My Brother Jack is a classic 1964 Australian novel by writer George Johnston. It is part of a trilogy centering on the character of David Meredith. The other books in the trilogy are Clean Straw for Nothing and A Cartload of Clay. It is commonly studied for English literature subjects in Australia.

This semi-autobiographical novel, definable as a roman à clef, follows the narrator, David Meredith, through his childhood and adolescence in interwar Melbourne through to adulthood and his prominent career as a journalist during World War II, to his life on a Greek island in the 1950s and 60s.

David's childhood and early life are influenced heavily by the destructive presence of his father, psychologically ruined by his experiences in the Great War.
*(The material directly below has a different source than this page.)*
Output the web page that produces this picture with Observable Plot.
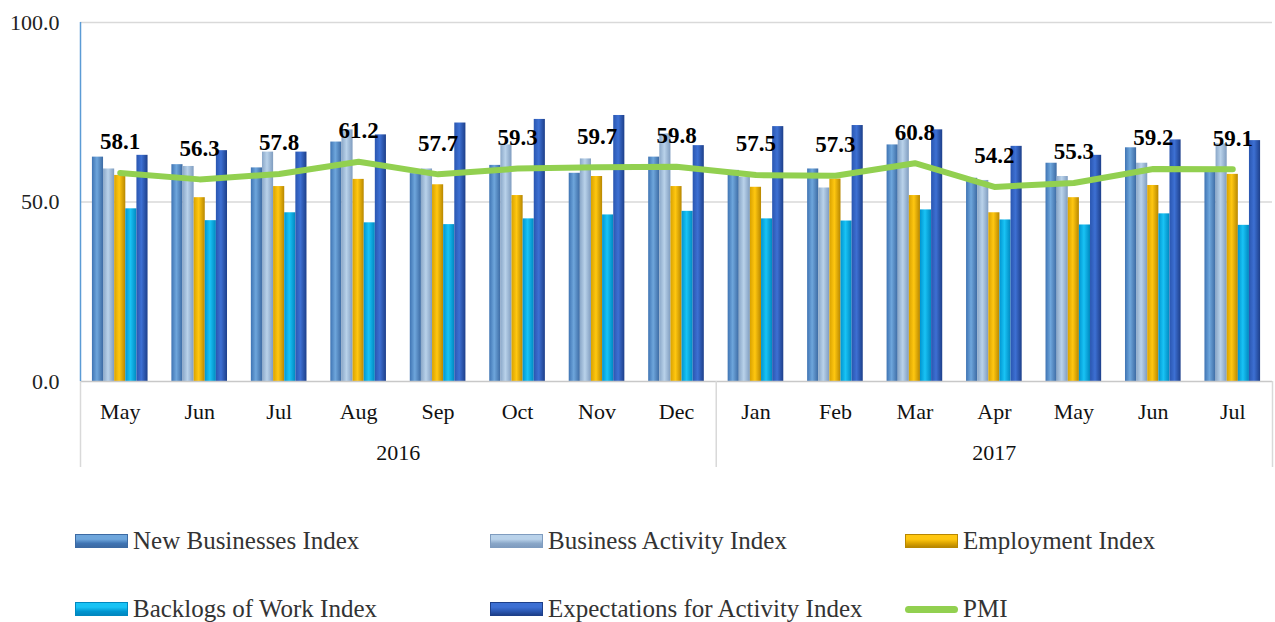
<!DOCTYPE html>
<html>
<head>
<meta charset="utf-8">
<script src="https://cdn.jsdelivr.net/npm/d3@7"></script>
<script src="https://cdn.jsdelivr.net/npm/@observablehq/plot@0.6"></script>
<style>
  body { margin: 0; background: #fff; font-family: "Liberation Serif", "DejaVu Serif", serif; }
  #chart { width: 1275px; }
  .legend { position: relative; width: 1275px; height: 132px; }
  .item { position: absolute; display: flex; align-items: center; font-size: 25px; color: #333; }
  .sw { width: 53px; height: 14px; margin-right: 5px; box-sizing: border-box; }
</style>
</head>
<body>
<div id="chart"></div>
<div class="legend" id="legend"></div>
<script>
const months = ["May","Jun","Jul","Aug","Sep","Oct","Nov","Dec","Jan","Feb","Mar","Apr","May","Jun","Jul"];
const monthYears = ["2016","2016","2016","2016","2016","2016","2016","2016","2017","2017","2017","2017","2017","2017","2017"];
const seriesNames = ["New Businesses Index","Business Activity Index","Employment Index","Backlogs of Work Index","Expectations for Activity Index"];
const newBusinesses   = [62.5, 60.4, 59.5, 66.7, 57.9, 60.2, 58.0, 62.5, 58.8, 59.2, 65.9, 56.6, 60.8, 65.1, 58.5];
const businessActivity= [59.2, 59.9, 63.9, 70.1, 59.2, 65.9, 62.0, 69.0, 56.9, 53.9, 67.6, 56.0, 57.1, 60.8, 66.2];
const employment      = [57.4, 51.2, 54.3, 56.3, 54.8, 51.8, 57.1, 54.3, 54.1, 56.4, 51.8, 47.0, 51.2, 54.6, 57.7];
const backlogs        = [48.1, 44.8, 47.0, 44.2, 43.7, 45.3, 46.4, 47.4, 45.3, 44.7, 47.8, 45.0, 43.6, 46.7, 43.5];
const expectations    = [63.0, 64.3, 63.9, 68.7, 72.0, 73.0, 74.1, 65.7, 71.0, 71.3, 70.1, 65.5, 63.0, 67.3, 67.1];
const pmi             = [58.1, 56.3, 57.8, 61.2, 57.7, 59.3, 59.7, 59.8, 57.5, 57.3, 60.8, 54.2, 55.3, 59.2, 59.1];
const yTicks = [0, 50, 100];

const seriesValues = [newBusinesses, businessActivity, employment, backlogs, expectations];
const gradients = [
  ["#3f74b3", "#6ea6dc", "#3c6aa3"],
  ["#8aa7c8", "#b9d2ea", "#7f9cbf"],
  ["#d9a200", "#ffc710", "#b88700"],
  ["#0095d0", "#19c3f5", "#0088c0"],
  ["#2a56b0", "#3d70d3", "#1d3f8a"]
];
const groupWidth = 0.7;
const barW = groupWidth / seriesNames.length;

const barMarks = seriesValues.map((vals, j) => {
  const rows = vals.map((v, i) => ({i, v, x1: i - groupWidth / 2 + j * barW, x2: i - groupWidth / 2 + (j + 1) * barW}));
  return Plot.rectY(rows, {x1: "x1", x2: "x2", y1: 0, y2: "v", fill: `url(#g${j})`});
});

const monthRows = months.map((m, i) => ({i, m, y: monthYears[i]}));
const yearRows = Array.from(d3.group(monthRows, d => d.y), ([year, rs]) => ({year, x: d3.mean(rs, d => d.i)}));
const sepRows = [-0.5, ...d3.range(1, months.length).filter(i => monthYears[i] !== monthYears[i - 1]).map(i => i - 0.5), months.length - 0.5];
const pmiRows = pmi.map((v, i) => ({i, v}));

const chart = Plot.plot({
  width: 1275,
  height: 490,
  marginLeft: 80,
  marginRight: 3,
  marginTop: 22,
  marginBottom: 109,
  style: {fontFamily: '"Liberation Serif", "DejaVu Serif", serif', fontSize: "22px", color: "#000", background: "#fff"},
  x: {domain: [-0.5, months.length - 0.5], axis: null},
  y: {domain: [0, 100], axis: null},
  marks: [
    Plot.ruleY([50, 100], {stroke: "#d9d9d9", strokeWidth: 1.5}),
    ...barMarks,
    Plot.ruleY([0], {stroke: "#c8c8c8", strokeWidth: 1.5}),
    Plot.ruleX(sepRows, {x: d => d, y1: 0, y2: 0, insetBottom: -86, stroke: "#d9d9d9", strokeWidth: 1.5}),
    Plot.ruleX([-0.5], {stroke: "#5b9bd5", strokeWidth: 1.5}),
    Plot.line(pmiRows, {x: "i", y: "v", stroke: "#92d050", strokeWidth: 6, strokeLinecap: "round", strokeLinejoin: "round"}),
    Plot.text(pmiRows, {x: "i", y: "v", text: d => d.v.toFixed(1), dy: -31, fontWeight: "bold", fontSize: 23, fill: "#000"}),
    Plot.text(yTicks, {y: d => d, text: d => d.toFixed(1), frameAnchor: "left", textAnchor: "end", dx: -21, fontSize: 22, fill: "#222"}),
    Plot.text(monthRows, {x: "i", text: "m", frameAnchor: "bottom", dy: 37, fontSize: 22, fill: "#111"}),
    Plot.text(yearRows, {x: "x", text: "year", frameAnchor: "bottom", dy: 78, fontSize: 22, fill: "#111"})
  ]
});

const defs = d3.select(chart).insert("defs", ":first-child");
gradients.forEach((g, j) => {
  const lg = defs.append("linearGradient").attr("id", `g${j}`).attr("x1", "0").attr("x2", "1").attr("y1", "0").attr("y2", "0");
  lg.append("stop").attr("offset", "0").attr("stop-color", g[0]);
  lg.append("stop").attr("offset", "0.45").attr("stop-color", g[1]);
  lg.append("stop").attr("offset", "1").attr("stop-color", g[2]);
});
document.getElementById("chart").appendChild(chart);

// Legend
const legendItems = [
  ...seriesNames.map((name, j) => ({name, j})),
  {name: "PMI", j: -1}
];
const cols = [75, 490, 905];
const rowsY = [51, 119];
const legend = document.getElementById("legend");
legendItems.forEach((it, k) => {
  const div = document.createElement("div");
  div.className = "item";
  div.style.left = cols[k % 3] + "px";
  div.style.top = (rowsY[Math.floor(k / 3)] - 15) + "px";
  div.style.height = "30px";
  const sw = document.createElement("div");
  sw.className = "sw";
  if (it.j >= 0) {
    const g = gradients[it.j];
    sw.style.background = `linear-gradient(to bottom, ${g[1]} 0%, ${g[1]} 35%, ${g[0]} 70%, ${g[2]} 100%)`;
    sw.style.border = `1px solid ${g[2]}`;
  } else {
    sw.style.height = "7px";
    sw.style.borderRadius = "4px";
    sw.style.background = "#92d050";
  }
  div.appendChild(sw);
  const t = document.createElement("span");
  t.textContent = it.name;
  div.appendChild(t);
  legend.appendChild(div);
});
</script>
</body>
</html>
His father, cruel, increasingly withdrawn, is a catalyst for the escapes which both David and Jack have to make, each in their own way.

The novel has a central theme using contrasts between David and his older and more "typically Australian", brother, Jack. Where David is tentative, even passive, as a boy, Jack is fearless, engaging head-on with the world around him. "You've got to have a go, nipper," Jack says to David early in the novel.

As they get older, Jack exhibits solid qualities of loyalty and grit while David betrays friendships and family in his progress to success.

David's friend at The Morning Post in Melbourne, Gavin Turley, sums up this aspect of David's character, and indeed the journey the book describes, in Chapter 12. First in a comment to Helen:

One thing you should know and always remember. There is no guarantee in him, my dear. There is no guarantee.